What happens to the temperature of the exhaust on the vacuum when you plug it up? Gets hot doesn't it? I'm sure part of that is the motor's thermal energy being absorbed by less mass flow but I'm sure some of it is generated by the friction of the air molecules.

Say you ran the above experiment again but also measured the temperature of the exhaust gasses. I'm willing to bet you'd find the exhaust of the restricted experiment to be of higher temperature than the unrestricted. I'm sure the exhaust of an engine being driven on a spintron is not exactly cold either even though there is no combustion.

If you want to set your mind at ease as to where that energy "disappears" to, I'll bet a lot of it goes out the exhaust pipe in the form of higher temperature exhaust gasses.

Still trying to think of good examples to illustrate, hopefully none of them make me appear to be too stupid

 

Not a valid experiment, IMO. If you compare two engines, one gas and one diesel, running at the same RPM, the diesel will be said to be more efficient, partly because of reduced pumping losses.

Anyone know the differences in cam timing-specifically intake valve closing events- between a typical gas and diesel engine? Let's say the 6.0 vs. the Duramax.

 

You were speaking of pumping losses. Throttles, dirty air filters, clean air filters, bends, and any other thing interacting with the flow incurs a pumping loss. The experiment is completely valid. Everything else is held equal except for the restriction change. A throttle is nothing more than a controlled restriction, it's the definition of a throttle. Why do you want to introduce as many other variables as possible into your experiment?

You asked "That's all. Specifically, how eliminating a throttle body reduces pumping loss." If a throttle body wasn't a pumping loss it wouldn't work to throttle an engine!

Diesel engines often have comparatively massive intake, exhaust, and no throttle. As I said before a diesel engine moves more air than is needed for combustion so more work is done in moving air but it does that work more efficiently. I couldn't tell you the net effect nor do I really care. Good luck on finding exacting estimates of the energy used for each for a specific engine in a specific application during specific conditions.

You might want to ask yourself why cylinder deactivation works to improve fuel economy in a gasoline engine. It works for many of the same reasons that a diesel engine is more efficient at part throttle than a gasoline engine.

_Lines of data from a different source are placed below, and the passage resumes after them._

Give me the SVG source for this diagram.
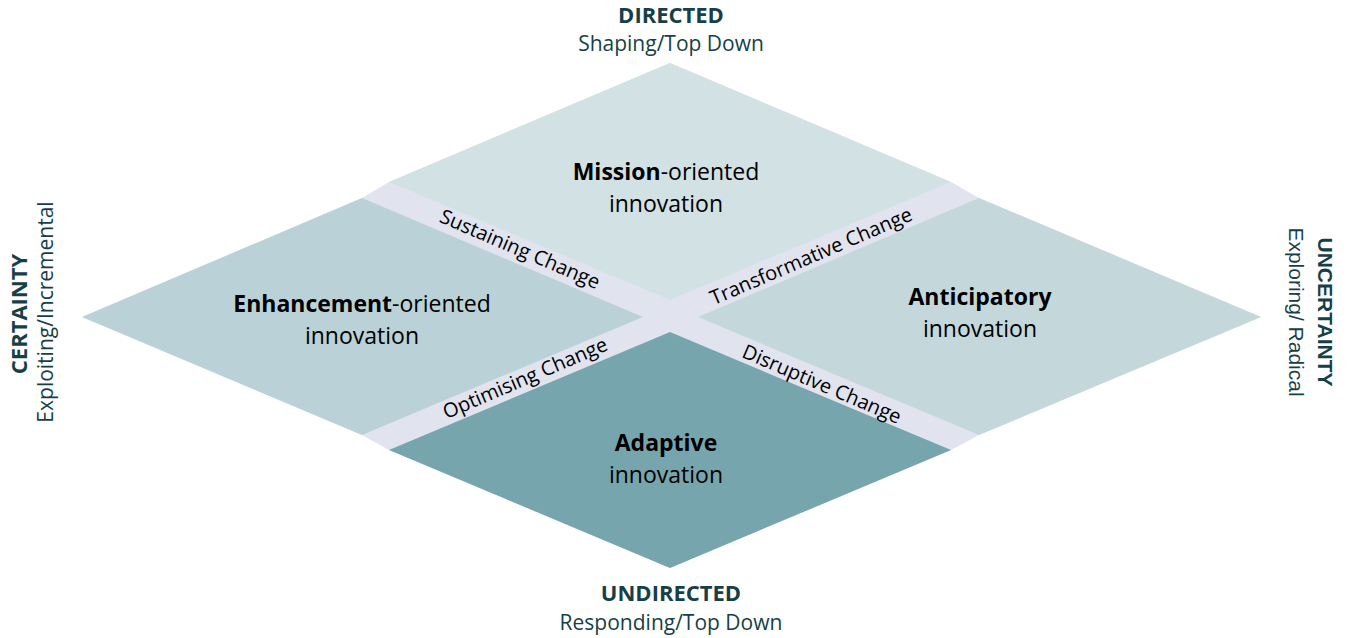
<svg xmlns="http://www.w3.org/2000/svg" width="1349" height="638" viewBox="0 0 1349 638">
<style>
.q{font-family:"Open Sans","Noto Sans",sans-serif;font-size:23px;fill:#000;text-anchor:middle}
.b{font-weight:bold}
.band{font-family:"Open Sans","Noto Sans",sans-serif;font-size:20px;fill:#000;text-anchor:middle}
.ax{font-family:"Open Sans","Noto Sans",sans-serif;fill:#173f47;text-anchor:middle}
.axa{font-family:"Liberation Sans",Arial,sans-serif;fill:#173f47;text-anchor:middle}
</style>
<rect width="1349" height="638" fill="#fff"/>
<g id="band">
<polygon points="670,63 951,182 979,198 1261,317 979,435 951,450 670,568 389,450 362,435 82,317 362,198 389,182" fill="#e1e4ef"/>
</g>
<g id="mission">
<polygon points="670,63 951,182 670,300 389,182" fill="#d2e1e4"/>
<text class="q" x="666" y="180"><tspan class="b">Mission</tspan>-oriented</text>
<text class="q" x="666" y="212">innovation</text>
</g>
<g id="enhancement">
<polygon points="362,198 643,317 362,435 82,317" fill="#bad2d7"/>
<text class="q" x="362" y="312"><tspan class="b">Enhancement</tspan>-oriented</text>
<text class="q" x="362" y="344">innovation</text>
</g>
<g id="anticipatory">
<polygon points="979,198 1261,317 979,435 698,317" fill="#c4d8dc"/>
<text class="q b" x="980" y="305">Anticipatory</text>
<text class="q" x="980" y="337">innovation</text>
</g>
<g id="adaptive">
<polygon points="670,332 951,450 670,568 389,450" fill="#77a5ae"/>
<text class="q b" x="666" y="451">Adaptive</text>
<text class="q" x="666" y="483">innovation</text>
</g>
<g id="connectors">
<text class="band" transform="translate(520,249) rotate(23.2)" dy="0.35em">Sustaining Change</text>
<text class="band" transform="translate(811,256) rotate(-23.2)" dy="0.35em">Transformative Change</text>
<text class="band" transform="translate(525,378) rotate(-23.2)" dy="0.35em">Optimising Change</text>
<text class="band" transform="translate(822,384) rotate(23.2)" dy="0.35em">Disruptive Change</text>
</g>
<g id="axis-top">
<text class="ax b" x="671" y="23" font-size="22">DIRECTED</text>
<text class="ax" x="671" y="51" font-size="21">Shaping/Top Down</text>
</g>
<g id="axis-bottom">
<text class="ax b" x="671" y="601" font-size="22">UNDIRECTED</text>
<text class="ax" x="671" y="630" font-size="21">Responding/Top Down</text>
</g>
<g id="axis-left">
<text class="ax b" transform="translate(27,314) rotate(-90)" font-size="22">CERTAINTY</text>
<text class="ax" transform="translate(53,312) rotate(-90)" font-size="21">Exploiting/Incremental</text>
</g>
<g id="axis-right">
<text class="axa b" transform="translate(1318,312) rotate(90)" font-size="21">UNCERTAINTY</text>
<text class="axa" transform="translate(1289,312) rotate(90)" font-size="21">Exploring/ Radical</text>
</g>
</svg>
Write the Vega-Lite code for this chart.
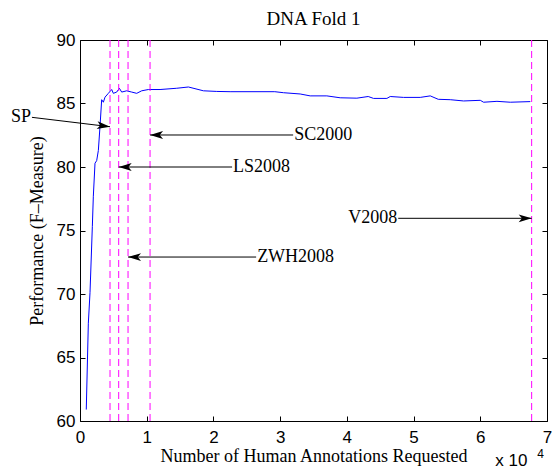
{
  "$schema": "https://vega.github.io/schema/vega-lite/v6.json",
  "autosize": {"type": "none"},
  "width": 467,
  "height": 381,
  "padding": {"left": 80, "top": 40, "right": 6, "bottom": 50},
  "background": "white",
  "config": {
    "view": {"stroke": null},
    "axis": {"grid": false, "domainColor": "black", "tickColor": "black", "labelColor": "black", "titleColor": "black", "domainWidth": 1, "tickWidth": 1, "labelFont": "Liberation Sans", "labelFontSize": 17, "titleFont": "Liberation Serif", "titleFontSize": 18, "titleFontWeight": "normal", "tickSize": -5}
  },
  "datasets": {
    "curve": [
      {"n": 940, "f": 60.9}, {"n": 1250, "f": 67.7}, {"n": 1500, "f": 70.1}, {"n": 1850, "f": 75.3},
      {"n": 2000, "f": 77.7}, {"n": 2250, "f": 80.3}, {"n": 2500, "f": 80.5}, {"n": 2750, "f": 81.3},
      {"n": 3000, "f": 83.2}, {"n": 3250, "f": 85.3}, {"n": 3500, "f": 85.1}, {"n": 3750, "f": 85.5},
      {"n": 4250, "f": 85.8}, {"n": 4750, "f": 86.1}, {"n": 5000, "f": 85.8}, {"n": 5500, "f": 85.9},
      {"n": 5900, "f": 86.2}, {"n": 6250, "f": 85.9}, {"n": 7000, "f": 86.0}, {"n": 7750, "f": 85.9},
      {"n": 8500, "f": 85.8}, {"n": 9250, "f": 86.0}, {"n": 10250, "f": 86.1}, {"n": 12000, "f": 86.1},
      {"n": 14500, "f": 86.2}, {"n": 16250, "f": 86.3}, {"n": 18500, "f": 86.0}, {"n": 20500, "f": 85.95},
      {"n": 22500, "f": 85.93}, {"n": 29200, "f": 85.93}, {"n": 30500, "f": 85.85}, {"n": 33000, "f": 85.75},
      {"n": 34500, "f": 85.6}, {"n": 37000, "f": 85.6}, {"n": 39000, "f": 85.45}, {"n": 41500, "f": 85.42},
      {"n": 43200, "f": 85.55}, {"n": 44000, "f": 85.4}, {"n": 46000, "f": 85.4}, {"n": 46500, "f": 85.55},
      {"n": 48500, "f": 85.48}, {"n": 51000, "f": 85.48}, {"n": 52500, "f": 85.6}, {"n": 53700, "f": 85.33},
      {"n": 55500, "f": 85.3}, {"n": 57500, "f": 85.2}, {"n": 60000, "f": 85.25}, {"n": 60500, "f": 85.1},
      {"n": 62500, "f": 85.17}, {"n": 64500, "f": 85.1}, {"n": 67500, "f": 85.15}
    ],
    "methods": [
      {"label": "SP", "side": "right", "n": 4500, "tx": -7200, "ty": 83.91, "ay": 83.17, "angle": 6.9},
      {"label": "LS2008", "side": "left", "n": 5800, "tx": 22800, "ty": 80.0, "ay": 80.0, "angle": 180},
      {"label": "ZWH2008", "side": "left", "n": 7200, "tx": 26400, "ty": 72.91, "ay": 72.91, "angle": 180},
      {"label": "SC2000", "side": "left", "n": 10500, "tx": 31950, "ty": 82.52, "ay": 82.52, "angle": 180},
      {"label": "V2008", "side": "right", "n": 67700, "tx": 47700, "ty": 75.96, "ay": 75.96, "angle": 0}
    ],
    "notes": [
      {"t": "DNA Fold 1", "n": 35000, "f": 91.2, "s": 19, "a": "center"},
      {"t": "x 10", "n": 62250, "f": 56.45, "s": 17, "a": "left"},
      {"t": "4", "n": 68550, "f": 57.05, "s": 12, "a": "left"}
    ]
  },
  "resolve": {"axis": {"x": "independent", "y": "independent"}},
  "layer": [
    {
      "data": {"name": "curve"},
      "mark": {"type": "line", "color": "#0000ff", "strokeWidth": 1},
      "encoding": {
        "x": {"field": "n", "type": "quantitative", "scale": {"domain": [0, 70000], "nice": false, "zero": false},
          "axis": {"orient": "bottom", "values": [0, 10000, 20000, 30000, 40000, 50000, 60000, 70000], "labelExpr": "datum.value / 10000", "labelPadding": 13, "labelFlush": false, "labelOverlap": false, "title": "Number of Human Annotations Requested", "titlePadding": 2}},
        "y": {"field": "f", "type": "quantitative", "scale": {"domain": [60, 90], "nice": false, "zero": false},
          "axis": {"orient": "left", "values": [60, 65, 70, 75, 80, 85, 90], "labelPadding": 10, "labelFlush": false, "labelOverlap": false, "title": "Performance (F\u2013Measure)", "titlePadding": 10}}
      }
    },
    {
      "data": {"name": "methods"},
      "mark": {"type": "rule", "color": "#ff00ff", "strokeWidth": 1, "strokeDash": [7, 4]},
      "encoding": {
        "x": {"field": "n", "type": "quantitative", "axis": null}
      }
    },
    {
      "data": {"name": "methods"},
      "mark": {"type": "rule", "color": "black", "strokeWidth": 1},
      "encoding": {
        "x": {"field": "tx", "type": "quantitative", "axis": {"orient": "top", "values": [0, 10000, 20000, 30000, 40000, 50000, 60000, 70000], "labels": false, "title": null}},
        "y": {"field": "ty", "type": "quantitative", "axis": {"orient": "right", "values": [60, 65, 70, 75, 80, 85, 90], "labels": false, "title": null}},
        "x2": {"field": "n"},
        "y2": {"field": "ay"}
      }
    },
    {
      "data": {"name": "methods"},
      "mark": {"type": "point", "shape": "M0,0 L-2,-0.6 L-1.5,0 L-2,0.6 Z", "filled": true, "color": "black", "opacity": 1, "size": 169, "strokeWidth": 0},
      "encoding": {
        "x": {"field": "n", "type": "quantitative", "axis": null},
        "y": {"field": "ay", "type": "quantitative", "axis": null},
        "angle": {"field": "angle", "type": "quantitative", "scale": null}
      }
    },
    {
      "data": {"name": "methods"},
      "transform": [{"filter": "datum.side === 'left'"}],
      "mark": {"type": "text", "align": "left", "baseline": "middle", "font": "Liberation Serif", "fontSize": 18, "color": "black", "dx": 1},
      "encoding": {
        "x": {"field": "tx", "type": "quantitative", "axis": null},
        "y": {"field": "ty", "type": "quantitative", "axis": null},
        "text": {"field": "label"}
      }
    },
    {
      "data": {"name": "methods"},
      "transform": [{"filter": "datum.side === 'right'"}],
      "mark": {"type": "text", "align": "right", "baseline": "middle", "font": "Liberation Serif", "fontSize": 18, "color": "black", "dx": -1},
      "encoding": {
        "x": {"field": "tx", "type": "quantitative", "axis": null},
        "y": {"field": "ty", "type": "quantitative", "axis": null},
        "text": {"field": "label"}
      }
    },
    {
      "data": {"name": "notes"},
      "transform": [{"filter": "datum.a === 'center'"}],
      "mark": {"type": "text", "align": "center", "baseline": "alphabetic", "font": "Liberation Serif", "color": "black"},
      "encoding": {
        "x": {"field": "n", "type": "quantitative", "axis": null},
        "y": {"field": "f", "type": "quantitative", "axis": null},
        "text": {"field": "t"},
        "size": {"field": "s", "type": "quantitative", "scale": null}
      }
    },
    {
      "data": {"name": "notes"},
      "transform": [{"filter": "datum.a === 'left'"}],
      "mark": {"type": "text", "align": "left", "baseline": "alphabetic", "font": "Liberation Sans", "color": "black"},
      "encoding": {
        "x": {"field": "n", "type": "quantitative", "axis": null},
        "y": {"field": "f", "type": "quantitative", "axis": null},
        "text": {"field": "t"},
        "size": {"field": "s", "type": "quantitative", "scale": null}
      }
    }
  ]
}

I don't understand what more you need to know? Aren't you an engineer?

 

dont forget diesel fuel in general contains more energy than gasoline therefore you can use less to do the same amount of work when compared to gasoline

i believe straight gasoline contains about 125,000 btu's per gallon worth of energy blended with 15 percent ethanol its probably around 118,000 btu's

comparatively diesel contains about 138,000 btu's so it will require less to do the same amount of work. when you take this into account the pumping losses between a diesel and gas motor are rather insignificant

think about it when you have vacuum in your intake manifold when the intake valve opens it must work against a vacuum but on the compression stroke it requires little work to compress the little gas thats there in a diesel there isn't a vacuum to work against with the intake valve opens but then you must compress those gases to several hundred psi

 

I have explained precisely why removing a throttle common to all cylinder will decrease pumping losses.

Do you still not understand why this is so (such as BMW's engines or a diesel)?

 

Precisely? C'mon.
I do not think this explanation is correct- perhaps so in the very vaguest sense, but certainly not a complete explanation. If that were true on the face of it, then cylinder deactivation tech, where the cylinder is completely closed off, would not net anything.